Extracted material:
● ● ●

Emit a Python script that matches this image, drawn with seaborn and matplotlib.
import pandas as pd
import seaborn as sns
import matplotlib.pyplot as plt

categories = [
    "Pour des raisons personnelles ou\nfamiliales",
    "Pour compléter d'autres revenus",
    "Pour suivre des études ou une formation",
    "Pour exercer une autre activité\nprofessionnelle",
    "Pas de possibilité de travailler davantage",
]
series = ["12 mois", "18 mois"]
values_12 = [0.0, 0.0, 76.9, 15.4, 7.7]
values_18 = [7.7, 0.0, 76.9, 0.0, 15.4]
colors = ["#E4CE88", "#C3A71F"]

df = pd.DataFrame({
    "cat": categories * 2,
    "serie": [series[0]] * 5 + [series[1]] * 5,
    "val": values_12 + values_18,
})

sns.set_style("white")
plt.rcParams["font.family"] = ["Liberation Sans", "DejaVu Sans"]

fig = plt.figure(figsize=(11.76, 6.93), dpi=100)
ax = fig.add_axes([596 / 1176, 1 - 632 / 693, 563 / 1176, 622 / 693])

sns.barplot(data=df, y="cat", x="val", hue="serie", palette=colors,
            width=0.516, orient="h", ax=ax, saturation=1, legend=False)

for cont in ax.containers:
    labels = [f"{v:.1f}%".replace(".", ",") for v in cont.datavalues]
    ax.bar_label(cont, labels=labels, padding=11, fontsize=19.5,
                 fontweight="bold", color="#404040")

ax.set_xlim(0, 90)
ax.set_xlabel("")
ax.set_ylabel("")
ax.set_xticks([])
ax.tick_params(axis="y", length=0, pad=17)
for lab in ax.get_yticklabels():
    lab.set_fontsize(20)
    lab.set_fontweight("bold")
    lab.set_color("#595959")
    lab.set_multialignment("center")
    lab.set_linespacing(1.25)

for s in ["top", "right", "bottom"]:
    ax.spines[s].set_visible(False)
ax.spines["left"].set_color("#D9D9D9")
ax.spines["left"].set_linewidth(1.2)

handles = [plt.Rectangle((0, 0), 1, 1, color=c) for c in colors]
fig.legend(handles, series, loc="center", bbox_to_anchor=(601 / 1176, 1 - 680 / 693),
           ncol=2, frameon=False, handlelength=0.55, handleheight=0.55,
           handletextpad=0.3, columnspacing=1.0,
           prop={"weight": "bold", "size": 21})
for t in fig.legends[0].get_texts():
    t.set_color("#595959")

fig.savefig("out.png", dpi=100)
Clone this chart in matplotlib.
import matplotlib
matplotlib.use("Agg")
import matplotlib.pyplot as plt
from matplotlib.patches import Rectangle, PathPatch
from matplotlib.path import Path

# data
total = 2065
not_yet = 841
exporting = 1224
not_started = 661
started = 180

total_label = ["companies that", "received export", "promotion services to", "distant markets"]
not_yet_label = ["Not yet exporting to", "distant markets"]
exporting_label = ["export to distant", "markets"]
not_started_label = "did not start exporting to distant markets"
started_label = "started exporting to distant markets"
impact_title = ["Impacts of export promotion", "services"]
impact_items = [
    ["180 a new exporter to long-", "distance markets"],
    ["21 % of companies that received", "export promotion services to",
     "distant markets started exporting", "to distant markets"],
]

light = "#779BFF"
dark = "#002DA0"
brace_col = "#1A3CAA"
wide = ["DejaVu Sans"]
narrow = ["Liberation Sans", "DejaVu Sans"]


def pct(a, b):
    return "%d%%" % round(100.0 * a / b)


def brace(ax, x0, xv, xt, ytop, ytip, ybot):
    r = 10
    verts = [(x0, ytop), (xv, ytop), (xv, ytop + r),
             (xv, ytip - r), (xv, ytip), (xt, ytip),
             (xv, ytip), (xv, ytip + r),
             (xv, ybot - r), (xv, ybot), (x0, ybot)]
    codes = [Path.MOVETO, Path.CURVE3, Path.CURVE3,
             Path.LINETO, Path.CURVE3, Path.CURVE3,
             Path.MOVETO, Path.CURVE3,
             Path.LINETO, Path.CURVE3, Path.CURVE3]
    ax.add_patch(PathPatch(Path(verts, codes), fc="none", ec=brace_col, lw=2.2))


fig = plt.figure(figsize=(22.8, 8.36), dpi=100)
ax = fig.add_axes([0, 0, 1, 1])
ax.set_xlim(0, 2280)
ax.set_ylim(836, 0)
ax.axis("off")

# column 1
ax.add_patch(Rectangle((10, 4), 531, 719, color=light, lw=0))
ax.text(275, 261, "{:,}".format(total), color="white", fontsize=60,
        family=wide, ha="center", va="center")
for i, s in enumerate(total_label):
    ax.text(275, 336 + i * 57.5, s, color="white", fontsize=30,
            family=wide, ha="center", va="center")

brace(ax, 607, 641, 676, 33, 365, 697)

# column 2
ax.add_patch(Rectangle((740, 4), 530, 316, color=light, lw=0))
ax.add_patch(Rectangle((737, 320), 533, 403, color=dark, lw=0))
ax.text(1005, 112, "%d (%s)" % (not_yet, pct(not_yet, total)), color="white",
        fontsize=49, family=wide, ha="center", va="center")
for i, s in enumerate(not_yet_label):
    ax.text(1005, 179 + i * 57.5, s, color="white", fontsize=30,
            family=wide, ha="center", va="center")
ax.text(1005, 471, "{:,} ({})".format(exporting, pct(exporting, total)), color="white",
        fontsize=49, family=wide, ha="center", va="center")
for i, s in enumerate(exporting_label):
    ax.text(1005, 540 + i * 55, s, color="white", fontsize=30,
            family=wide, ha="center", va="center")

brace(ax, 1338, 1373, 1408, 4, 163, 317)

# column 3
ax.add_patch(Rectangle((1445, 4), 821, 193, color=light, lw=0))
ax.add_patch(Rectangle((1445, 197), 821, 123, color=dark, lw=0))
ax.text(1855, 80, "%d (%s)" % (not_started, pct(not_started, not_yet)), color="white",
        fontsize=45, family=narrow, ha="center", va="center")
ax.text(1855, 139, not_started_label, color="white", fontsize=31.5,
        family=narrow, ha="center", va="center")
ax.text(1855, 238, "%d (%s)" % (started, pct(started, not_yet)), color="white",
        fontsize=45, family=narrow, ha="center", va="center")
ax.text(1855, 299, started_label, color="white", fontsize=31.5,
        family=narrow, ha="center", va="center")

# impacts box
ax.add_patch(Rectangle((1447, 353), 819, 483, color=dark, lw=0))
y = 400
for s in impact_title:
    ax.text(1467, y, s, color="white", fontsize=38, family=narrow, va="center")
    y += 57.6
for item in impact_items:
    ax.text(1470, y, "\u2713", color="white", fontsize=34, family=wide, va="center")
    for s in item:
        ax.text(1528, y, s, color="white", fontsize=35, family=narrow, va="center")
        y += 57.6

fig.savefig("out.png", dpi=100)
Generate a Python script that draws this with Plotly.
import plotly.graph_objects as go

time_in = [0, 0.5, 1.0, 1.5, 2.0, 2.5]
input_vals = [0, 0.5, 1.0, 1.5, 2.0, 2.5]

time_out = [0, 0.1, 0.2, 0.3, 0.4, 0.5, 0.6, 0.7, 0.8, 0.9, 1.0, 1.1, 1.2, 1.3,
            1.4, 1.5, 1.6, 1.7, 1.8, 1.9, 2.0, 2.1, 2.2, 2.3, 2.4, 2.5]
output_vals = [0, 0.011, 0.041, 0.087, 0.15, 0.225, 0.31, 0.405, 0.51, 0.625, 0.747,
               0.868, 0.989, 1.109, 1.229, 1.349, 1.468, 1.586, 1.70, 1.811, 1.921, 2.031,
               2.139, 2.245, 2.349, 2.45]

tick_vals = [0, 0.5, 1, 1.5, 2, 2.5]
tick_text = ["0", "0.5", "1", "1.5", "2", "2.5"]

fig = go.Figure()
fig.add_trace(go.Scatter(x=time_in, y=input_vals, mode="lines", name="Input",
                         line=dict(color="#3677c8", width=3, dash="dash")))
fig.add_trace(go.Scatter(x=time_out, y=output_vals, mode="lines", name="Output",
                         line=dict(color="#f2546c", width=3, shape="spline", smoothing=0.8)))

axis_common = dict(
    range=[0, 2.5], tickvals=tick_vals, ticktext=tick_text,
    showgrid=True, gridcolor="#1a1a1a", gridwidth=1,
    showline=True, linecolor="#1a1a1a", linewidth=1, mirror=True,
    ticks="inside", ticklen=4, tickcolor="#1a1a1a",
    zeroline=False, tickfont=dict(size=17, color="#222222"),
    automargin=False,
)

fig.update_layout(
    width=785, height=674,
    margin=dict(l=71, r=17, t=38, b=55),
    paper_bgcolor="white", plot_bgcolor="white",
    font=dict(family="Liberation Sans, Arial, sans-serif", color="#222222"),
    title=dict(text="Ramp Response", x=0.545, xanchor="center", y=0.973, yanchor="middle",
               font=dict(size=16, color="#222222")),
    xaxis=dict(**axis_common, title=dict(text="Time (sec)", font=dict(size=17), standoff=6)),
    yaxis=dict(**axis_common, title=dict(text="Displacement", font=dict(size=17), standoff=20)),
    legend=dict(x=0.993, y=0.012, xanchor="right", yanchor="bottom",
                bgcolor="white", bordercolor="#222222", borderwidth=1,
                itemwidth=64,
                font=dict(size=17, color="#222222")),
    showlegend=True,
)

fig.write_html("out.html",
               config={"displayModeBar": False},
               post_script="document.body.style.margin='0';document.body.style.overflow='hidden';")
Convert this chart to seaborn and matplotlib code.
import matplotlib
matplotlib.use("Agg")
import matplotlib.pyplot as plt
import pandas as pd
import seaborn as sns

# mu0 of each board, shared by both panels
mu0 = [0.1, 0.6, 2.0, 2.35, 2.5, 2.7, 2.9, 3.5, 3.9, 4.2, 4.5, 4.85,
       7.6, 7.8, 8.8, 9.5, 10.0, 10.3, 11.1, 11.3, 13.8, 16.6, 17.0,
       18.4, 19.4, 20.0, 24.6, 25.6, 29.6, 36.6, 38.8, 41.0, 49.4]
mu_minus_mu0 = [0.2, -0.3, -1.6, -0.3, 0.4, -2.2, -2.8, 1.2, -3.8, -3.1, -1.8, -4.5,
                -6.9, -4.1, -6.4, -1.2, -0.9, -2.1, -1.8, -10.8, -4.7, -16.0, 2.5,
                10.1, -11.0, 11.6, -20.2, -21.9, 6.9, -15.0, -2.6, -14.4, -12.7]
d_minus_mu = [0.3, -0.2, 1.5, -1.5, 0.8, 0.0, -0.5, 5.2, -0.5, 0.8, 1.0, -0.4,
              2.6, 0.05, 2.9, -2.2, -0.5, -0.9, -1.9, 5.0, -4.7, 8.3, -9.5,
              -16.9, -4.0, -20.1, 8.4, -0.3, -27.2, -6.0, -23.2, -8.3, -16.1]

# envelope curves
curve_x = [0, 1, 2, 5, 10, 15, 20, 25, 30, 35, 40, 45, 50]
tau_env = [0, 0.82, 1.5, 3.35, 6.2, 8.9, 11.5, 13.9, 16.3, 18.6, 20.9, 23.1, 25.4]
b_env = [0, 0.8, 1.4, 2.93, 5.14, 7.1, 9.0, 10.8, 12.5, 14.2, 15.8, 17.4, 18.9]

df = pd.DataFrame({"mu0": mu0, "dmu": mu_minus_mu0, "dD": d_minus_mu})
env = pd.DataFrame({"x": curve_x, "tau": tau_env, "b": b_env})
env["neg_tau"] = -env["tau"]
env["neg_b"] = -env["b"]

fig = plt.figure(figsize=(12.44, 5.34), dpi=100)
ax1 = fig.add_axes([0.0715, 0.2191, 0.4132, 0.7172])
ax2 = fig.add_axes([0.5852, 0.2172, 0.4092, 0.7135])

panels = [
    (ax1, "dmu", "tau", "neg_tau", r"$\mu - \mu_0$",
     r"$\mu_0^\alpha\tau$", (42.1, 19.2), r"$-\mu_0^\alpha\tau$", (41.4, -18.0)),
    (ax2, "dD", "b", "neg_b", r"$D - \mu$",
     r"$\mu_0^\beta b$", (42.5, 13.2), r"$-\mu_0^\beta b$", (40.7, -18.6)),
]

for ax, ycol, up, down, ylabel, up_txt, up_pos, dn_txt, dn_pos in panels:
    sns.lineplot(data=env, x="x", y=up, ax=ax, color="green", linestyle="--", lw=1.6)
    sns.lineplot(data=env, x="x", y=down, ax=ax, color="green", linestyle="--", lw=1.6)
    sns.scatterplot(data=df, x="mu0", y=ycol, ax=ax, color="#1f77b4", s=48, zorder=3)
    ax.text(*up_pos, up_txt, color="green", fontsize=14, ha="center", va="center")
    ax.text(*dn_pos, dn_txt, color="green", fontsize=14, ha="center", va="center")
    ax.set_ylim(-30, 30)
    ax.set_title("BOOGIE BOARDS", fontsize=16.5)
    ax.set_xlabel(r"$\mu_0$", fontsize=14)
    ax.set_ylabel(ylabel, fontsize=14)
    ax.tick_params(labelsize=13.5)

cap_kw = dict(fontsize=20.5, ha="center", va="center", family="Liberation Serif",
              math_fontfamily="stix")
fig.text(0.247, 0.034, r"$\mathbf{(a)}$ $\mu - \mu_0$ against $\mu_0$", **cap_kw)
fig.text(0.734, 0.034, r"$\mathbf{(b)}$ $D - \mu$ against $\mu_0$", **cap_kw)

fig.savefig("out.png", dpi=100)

● ● ●

Problem description:
Exactly as written, return the lines from the line containing "Clone this chart in matplotlib." through the line containing "started = 180", both included.

Written response:
Clone this chart in matplotlib.
import matplotlib
matplotlib.use("Agg")
import matplotlib.pyplot as plt
from matplotlib.patches import Rectangle, PathPatch
from matplotlib.path import Path

# data
total = 2065
not_yet = 841
exporting = 1224
not_started = 661
started = 180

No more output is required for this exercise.